Problem description —
All lines below must be repeated exactly, with the pictures omitted.

⟨

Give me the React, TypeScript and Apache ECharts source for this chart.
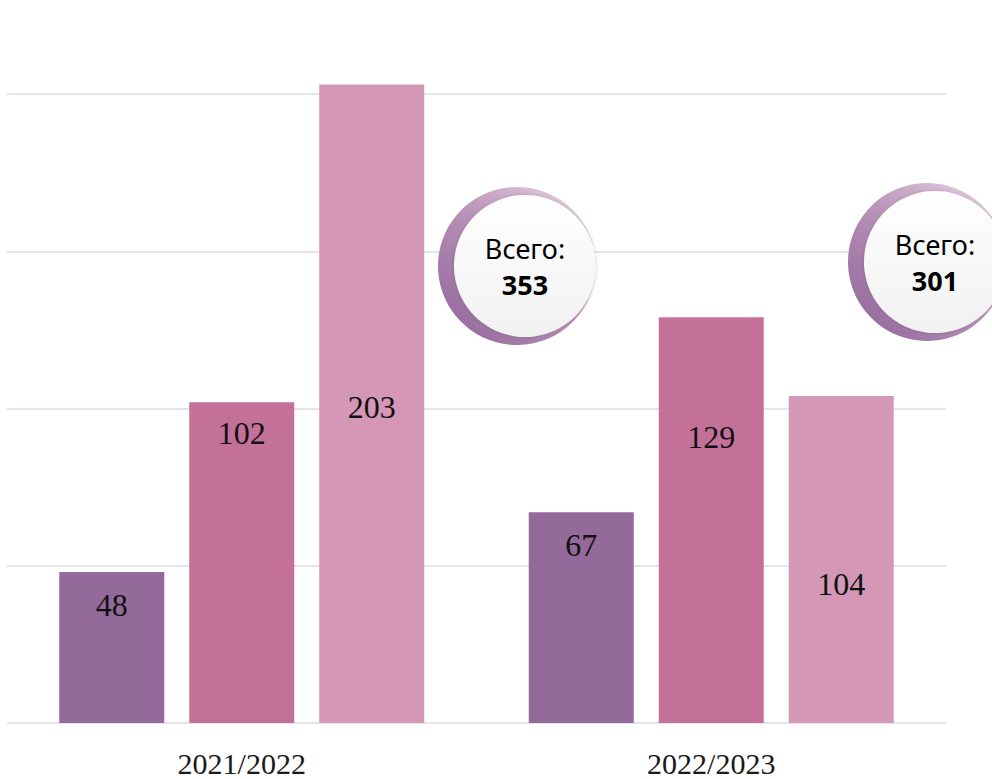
import React, { useEffect, useRef } from "react";
import * as echarts from "echarts";

const categories = ["2021/2022", "2022/2023"];
const seriesA = [48, 67];
const seriesB = [102, 129];
const seriesC = [203, 104];
const totals = [353, 301];
const totalLabel = "Всего:";
const colors = ["#946A9B", "#C4719A", "#D497B6"];
// vertical offsets of value labels from bar tops (px), as placed in the reference
const labelOffsetsA = [33, 33];
const labelOffsetsB = [31, 120];
const labelOffsetsC = [322, 188];

export default function App() {
  const ref = useRef<HTMLDivElement>(null);
  useEffect(() => {
    if (!ref.current) return;
    const chart = echarts.init(ref.current, null, { renderer: "svg" });

    const mkSeries = (data: number[], offs: number[], color: string) => ({
      type: "bar",
      clip: false,
      barWidth: 105,
      barGap: "23.8%",
      itemStyle: { color },
      data: data.map((v, i) => ({
        value: v,
        label: {
          show: true,
          position: ["50%", offs[i]],
          align: "center",
          verticalAlign: "middle",
          fontFamily: "Liberation Serif",
          fontSize: 32,
          color: "#111111",
        },
      })),
    });

    const bubble = (cx: number, cy: number, total: number) => ({
      type: "group",
      z: 100,
      children: [
        {
          type: "circle",
          z: 100,
          shape: { cx: cx - 8, cy, r: 79 },
          style: {
            fill: new echarts.graphic.LinearGradient(1, 0, 0, 1, [
              { offset: 0, color: "#EEDDE8" },
              { offset: 0.5, color: "#B892B8" },
              { offset: 1, color: "#8C6196" },
            ]),
          },
        },
        {
          type: "circle",
          z: 101,
          shape: { cx, cy, r: 71 },
          style: {
            fill: new echarts.graphic.LinearGradient(0, 0, 0, 1, [
              { offset: 0, color: "#FFFFFF" },
              { offset: 1, color: "#F1F1F1" },
            ]),
            shadowBlur: 4,
            shadowColor: "rgba(0,0,0,0.15)",
          },
        },
        {
          type: "text",
          z: 102,
          style: {
            x: cx,
            y: cy - 18,
            text: totalLabel,
            align: "center",
            verticalAlign: "middle",
            fontFamily: "Noto Sans",
            fontSize: 27,
            fill: "#000000",
          },
        },
        {
          type: "text",
          z: 102,
          style: {
            x: cx,
            y: cy + 18,
            text: String(total),
            align: "center",
            verticalAlign: "middle",
            fontFamily: "Noto Sans",
            fontWeight: "bold",
            fontSize: 27,
            fill: "#000000",
          },
        },
      ],
    });

    chart.setOption({
      animation: false,
      grid: { left: 7, right: 46, top: 94, bottom: 56, containLabel: false },
      xAxis: {
        type: "category",
        data: categories,
        axisLine: { show: false },
        axisTick: { show: false },
        axisLabel: {
          margin: 25,
          fontFamily: "Liberation Serif",
          fontSize: 30,
          lineHeight: 30,
          color: "#1a1a1a",
        },
      },
      yAxis: {
        type: "value",
        min: 0,
        max: 200,
        interval: 50,
        axisLabel: { show: false },
        axisLine: { show: false },
        axisTick: { show: false },
        splitLine: { lineStyle: { color: "#E2E5EC", width: 2 } },
      },
      series: [
        mkSeries(seriesA, labelOffsetsA, colors[0]),
        mkSeries(seriesB, labelOffsetsB, colors[1]),
        mkSeries(seriesC, labelOffsetsC, colors[2]),
      ],
      graphic: [bubble(525, 266, totals[0]), bubble(935, 262, totals[1])],
    });

    return () => chart.dispose();
  }, []);

  return (
    <div
      ref={ref}
      style={{ position: "absolute", left: 0, top: 0, width: 992, height: 779 }}
    />
  );
}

⟩

Answer in full —
Give me the React, TypeScript and Apache ECharts source for this chart.
import React, { useEffect, useRef } from "react";
import * as echarts from "echarts";

const categories = ["2021/2022", "2022/2023"];
const seriesA = [48, 67];
const seriesB = [102, 129];
const seriesC = [203, 104];
const totals = [353, 301];
const totalLabel = "Всего:";
const colors = ["#946A9B", "#C4719A", "#D497B6"];
// vertical offsets of value labels from bar tops (px), as placed in the reference
const labelOffsetsA = [33, 33];
const labelOffsetsB = [31, 120];
const labelOffsetsC = [322, 188];

export default function App() {
  const ref = useRef<HTMLDivElement>(null);
  useEffect(() => {
    if (!ref.current) return;
    const chart = echarts.init(ref.current, null, { renderer: "svg" });

    const mkSeries = (data: number[], offs: number[], color: string) => ({
      type: "bar",
      clip: false,
      barWidth: 105,
      barGap: "23.8%",
      itemStyle: { color },
      data: data.map((v, i) => ({
        value: v,
        label: {
          show: true,
          position: ["50%", offs[i]],
          align: "center",
          verticalAlign: "middle",
          fontFamily: "Liberation Serif",
          fontSize: 32,
          color: "#111111",
        },
      })),
    });

    const bubble = (cx: number, cy: number, total: number) => ({
      type: "group",
      z: 100,
      children: [
        {
          type: "circle",
          z: 100,
          shape: { cx: cx - 8, cy, r: 79 },
          style: {
            fill: new echarts.graphic.LinearGradient(1, 0, 0, 1, [
              { offset: 0, color: "#EEDDE8" },
              { offset: 0.5, color: "#B892B8" },
              { offset: 1, color: "#8C6196" },
            ]),
          },
        },
        {
          type: "circle",
          z: 101,
          shape: { cx, cy, r: 71 },
          style: {
            fill: new echarts.graphic.LinearGradient(0, 0, 0, 1, [
              { offset: 0, color: "#FFFFFF" },
              { offset: 1, color: "#F1F1F1" },
            ]),
            shadowBlur: 4,
            shadowColor: "rgba(0,0,0,0.15)",
          },
        },
        {
          type: "text",
          z: 102,
          style: {
            x: cx,
            y: cy - 18,
            text: totalLabel,
            align: "center",
            verticalAlign: "middle",
            fontFamily: "Noto Sans",
            fontSize: 27,
            fill: "#000000",
          },
        },
        {
          type: "text",
          z: 102,
          style: {
            x: cx,
            y: cy + 18,
            text: String(total),
            align: "center",
            verticalAlign: "middle",
            fontFamily: "Noto Sans",
            fontWeight: "bold",
            fontSize: 27,
            fill: "#000000",
          },
        },
      ],
    });

    chart.setOption({
      animation: false,
      grid: { left: 7, right: 46, top: 94, bottom: 56, containLabel: false },
      xAxis: {
        type: "category",
        data: categories,
        axisLine: { show: false },
        axisTick: { show: false },
        axisLabel: {
          margin: 25,
          fontFamily: "Liberation Serif",
          fontSize: 30,
          lineHeight: 30,
          color: "#1a1a1a",
        },
      },
      yAxis: {
        type: "value",
        min: 0,
        max: 200,
        interval: 50,
        axisLabel: { show: false },
        axisLine: { show: false },
        axisTick: { show: false },
        splitLine: { lineStyle: { color: "#E2E5EC", width: 2 } },
      },
      series: [
        mkSeries(seriesA, labelOffsetsA, colors[0]),
        mkSeries(seriesB, labelOffsetsB, colors[1]),
        mkSeries(seriesC, labelOffsetsC, colors[2]),
      ],
      graphic: [bubble(525, 266, totals[0]), bubble(935, 262, totals[1])],
    });

    return () => chart.dispose();
  }, []);

  return (
    <div
      ref={ref}
      style={{ position: "absolute", left: 0, top: 0, width: 992, height: 779 }}
    />
  );
}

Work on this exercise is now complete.